John Padgett, Chief Experience and Innovation Officer, Carnival Corporation

Show notes:

Vacations are inherently a personal experience: where people go, the experiences they have, and the memories they make. That very human idea sparked a technology strategy for Carnival Corporation.

The idea of capturing someone’s imagination, sparking emotion, and creating enduring memories through technology may seem paradoxical at first blush, but we’re seeing that relationship forged more and more as customer centricity (or, in the case of Carnival, guest centricity) guides digital platforms and experiences.

While the new technology revolution is indeed a revolution driven by technologies such as artificial intelligence, machine learning, augmented and virtual reality, and the internet of things (IoT), the better way to look at the revolution is through the human (or customer) context.
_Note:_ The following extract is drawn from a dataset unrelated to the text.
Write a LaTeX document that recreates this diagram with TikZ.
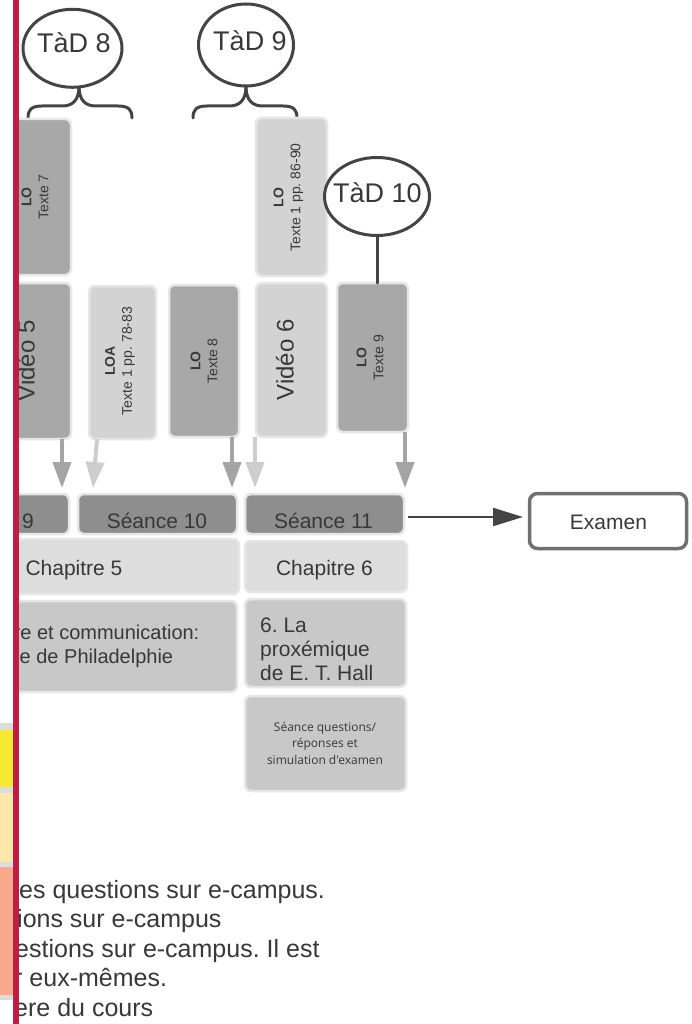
\documentclass[tikz,border=0pt]{standalone}
\usepackage{fontspec}
\setmainfont{Liberation Sans}
\newfontfamily\smallsans{Open Sans}
\usetikzlibrary{arrows.meta,shapes.geometric}
\frenchspacing
\definecolor{dk}{HTML}{A8A8A8}
\definecolor{lt}{HTML}{D3D3D3}
\definecolor{sea}{HTML}{8E8E8E}
\definecolor{chap}{HTML}{DDDDDD}
\definecolor{rowc}{HTML}{C8C8C8}
\definecolor{halo}{HTML}{E6E6E6}
\definecolor{txt}{HTML}{383838}
\definecolor{ink}{HTML}{444444}
\definecolor{adk}{HTML}{A4A4A4}
\definecolor{alt}{HTML}{CDCDCD}
\definecolor{redbar}{HTML}{BE1E44}
\definecolor{yel}{HTML}{F4E930}
\definecolor{pyel}{HTML}{FDE8AA}
\definecolor{salm}{HTML}{F7A98E}
\definecolor{sepc}{HTML}{DCDCDC}
\definecolor{exb}{HTML}{707070}
\begin{document}
\frenchspacing
\begin{tikzpicture}[x=1pt,y=-1pt,
  bx/.style={draw=halo, line width=2.5pt, rounded corners=6pt, inner sep=0pt, outer sep=0pt},
  rtxt/.style={rotate=90, align=center, inner sep=0pt, text=txt, font=\fontsize{14}{17}\selectfont},
  vtxt/.style={rotate=90, inner sep=0pt, text=txt, font=\fontsize{24}{28}\selectfont},
  htxt/.style={inner sep=0pt, text=txt, font=\fontsize{21}{24}\selectfont},
  btxt/.style={inner sep=0pt, anchor=base west, text=txt, font=\fontsize{25}{29}\selectfont},
  ell/.style={ellipse, draw=ink, line width=3pt, fill=white, inner sep=0pt},
  ttxt/.style={inner sep=0pt, text=txt, font=\fontsize{27}{30}\selectfont},
  inkline/.style={draw=ink, line width=3pt, line cap=round},
  darr/.style={draw=adk, line width=4pt, -{Triangle[length=26pt,width=18pt]}},
  larr/.style={draw=alt, line width=4pt, -{Triangle[length=26pt,width=18pt]}},
  exarr/.style={draw=ink, line width=2pt, -{Triangle[length=30pt,width=18pt]}}
]
\useasboundingbox (0,0) rectangle (692,1024);
\fill[white] (0,0) rectangle (692,1024);
\begin{scope}
\clip (18,0) rectangle (692,1024);
% braces
\coordinate (b8l) at (28,118);
\coordinate (b8r) at (132,118);
\coordinate (b8t) at (79,86);
\coordinate (b9l) at (193,118);
\coordinate (b9r) at (297,118);
\coordinate (b9t) at (246,86);
\draw[inkline] (b8l) .. controls (28,110) and (31,106) .. (42,106) -- (62,106) .. controls (73,106) and (79,100) .. (b8t);
\draw[inkline] (b8r) .. controls (132,110) and (129,106) .. (118,106) -- (96,106) .. controls (85,106) and (79,100) .. (b8t);
\draw[inkline] (b9l) .. controls (193,110) and (196,106) .. (207,106) -- (229,106) .. controls (240,106) and (246,100) .. (b9t);
\draw[inkline] (b9r) .. controls (297,110) and (294,106) .. (283,106) -- (263,106) .. controls (252,106) and (246,100) .. (b9t);
% top boxes
\node[bx, fill=dk, minimum width=70, minimum height=156] (lo7) at (36,197) {};
\node[bx, fill=lt, minimum width=71, minimum height=158] (lo86) at (291.5,197) {};
\node[bx, fill=dk, minimum width=72, minimum height=156] (vid5) at (35,361) {};
\node[bx, fill=lt, minimum width=67, minimum height=153] (loa) at (122.5,362.5) {};
\node[bx, fill=dk, minimum width=70, minimum height=152] (lo8) at (204,361) {};
\node[bx, fill=lt, minimum width=71, minimum height=154] (vid6) at (291.5,360) {};
\node[bx, fill=dk, minimum width=71, minimum height=149] (lo9) at (372.5,357.5) {};
% rotated texts
\node[rtxt] (lo7t) at (35,197) {\textbf{LO}\\Texte 7};
\node[rtxt] (lo86t) at (288.5,197.5) {\textbf{LO}\\Texte 1 pp. 86-90};
\node[vtxt] (vid5t) at (26,361) {Vidéo 5};
\node[rtxt] (loat) at (120,361) {\textbf{LOA}\\Texte 1 pp. 78-83};
\node[rtxt] (lo8t) at (204,361) {\textbf{LO}\\Texte 8};
\node[vtxt] (vid6t) at (285,360) {Vidéo 6};
\node[rtxt] (lo9t) at (370,357.5) {\textbf{LO}\\Texte 9};
% ellipses
\node[ell, minimum width=99, minimum height=78] (t8e) at (72.5,48.3) {};
\node[ell, minimum width=95, minimum height=82] (t9e) at (246,45) {};
\node[ell, minimum width=105, minimum height=78] (t10e) at (377,196.5) {};
\node[ttxt] (t8t) at (74,42.5) {TàD 8};
\node[ttxt] (t9t) at (250,41) {TàD 9};
\node[ttxt] (t10t) at (377.5,193) {TàD 10};
\draw[inkline] (t10e.south) -- (t10e.south |- lo9.north);
% seance row
\node[bx, fill=sea, minimum width=68, minimum height=40] (s9) at (35,514) {};
\node[bx, fill=sea, minimum width=159, minimum height=40] (s10) at (157.5,514) {};
\node[bx, fill=sea, minimum width=159, minimum height=40] (s11) at (324.5,514) {};
\node[htxt, anchor=base] (s9t) at (28,528) {9};
\node[htxt, anchor=base] (s10t) at (157,528) {Séance 10};
\node[htxt, anchor=base] (s11t) at (323.5,528) {Séance 11};
% chapitre row
\node[bx, fill=chap, minimum width=238, minimum height=55] (ch5) at (120,566.5) {};
\node[bx, fill=chap, minimum width=162, minimum height=51] (ch6) at (326,566.5) {};
\node[htxt, anchor=base] (ch5t) at (74,575) {Chapitre 5};
\node[htxt, anchor=base] (ch6t) at (324.5,575) {Chapitre 6};
% third row
\node[bx, fill=rowc, minimum width=236, minimum height=91] (r3a) at (119,646.5) {};
\node[bx, fill=rowc, minimum width=161, minimum height=88] (r3b) at (325.5,643) {};
\node[htxt, anchor=base west, font=\fontsize{20}{24}\selectfont] (r3a1) at (13.5,639) {re et communication:};
\node[htxt, anchor=base west, font=\fontsize{20}{24}\selectfont] (r3a2) at (19.5,663) {e de Philadelphie};
\node[htxt, anchor=base west] (r3b1) at (260,632) {6. La};
\node[htxt, anchor=base west] (r3b2) at (260,656) {proxémique};
\node[htxt, anchor=base west] (r3b3) at (260,680) {de E. T. Hall};
\node[bx, fill=rowc, minimum width=161, minimum height=95] (sq) at (325.5,743.5) {};
\node[inner sep=0pt, align=center, text=txt, font=\smallsans\fontsize{12}{16.5}\selectfont] (sqt) at (325,743) {Séance questions/\\réponses et\\simulation d'examen};
% examen
\node[draw=exb, line width=3.5pt, rounded corners=8pt, fill=white, minimum width=157, minimum height=55, inner sep=0pt] (ex) at (608,521) {};
\node[htxt, anchor=base] (ext) at (608.5,529) {Examen};
\coordinate (exa) at (523,517);
\draw[exarr, shorten <=4pt] (s11.east |- exa) -- (exa);
% arrows down
\coordinate (a1) at (62,488);
\coordinate (a2) at (93,488);
\coordinate (a3) at (232,488);
\coordinate (a4) at (255,488);
\coordinate (a5) at (405,488);
\draw[darr] ([xshift=27pt]vid5.south) -- (a1);
\draw[larr] ([xshift=-25.5pt]loa.south) -- (a2);
\draw[darr] ([xshift=28pt]lo8.south) -- (a3);
\draw[larr] ([xshift=-36.5pt]vid6.south) -- (a4);
\draw[darr] ([xshift=32.5pt]lo9.south) -- (a5);
% bottom text
\node[btxt] (l1) at (19,898) {es questions sur e-campus.};
\node[btxt] (l2) at (17,927.5) {ions sur e-campus};
\node[btxt] (l3) at (15,957) {estions sur e-campus. Il est};
\node[btxt] (l4) at (14,986.5) {r eux-mêmes.};
\node[btxt] (l5) at (14,1016) {ere du cours};
\end{scope}
% left strips
\fill[sepc] (0,723) rectangle (13,730);
\fill[yel] (0,730) rectangle (13,787);
\fill[sepc] (0,787) rectangle (13,793);
\fill[pyel] (0,793) rectangle (13,862);
\fill[sepc] (0,862) rectangle (13,867);
\fill[salm] (0,867) rectangle (13,995);
\fill[sepc] (0,995) rectangle (13,1000);
\fill[redbar] (13,0) rectangle (18.5,1024);
\end{tikzpicture}
\end{document}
This new way of looking at the revolution is about to hit the seas. Carnival is launching its Ocean Medallion Class experience in November, connecting every guest to an experiential IoT to provide personalized, frictionless experiences before, during, and after the cruise. Prior to the cruise, guests can define a set of preferences to shape their cruise experience, allowing individual preferences, needs, and wants to be anticipated and delivered during the cruise as well as captured and re-experienced after the journey.

In this episode, John Padgett, Carnival’s chief experience and innovation officer, discusses the experience revolution taking shape for Carnival and its guests — and the internal revolution to rethink its business model. Its core design principle, guest centricity, guided Carnival to reformulate the business model around the guest as opposed to products, services, and experiences. An important aspect of this discussion is moving away from the idea of startups being the innovation leaders. Instead, large corporations getting their heads — as well as their hearts and budgets — around enterprise innovation in order to adapt to rapidly evolving customer expectations and exploit new technology that, when well designed, wraps around the human context.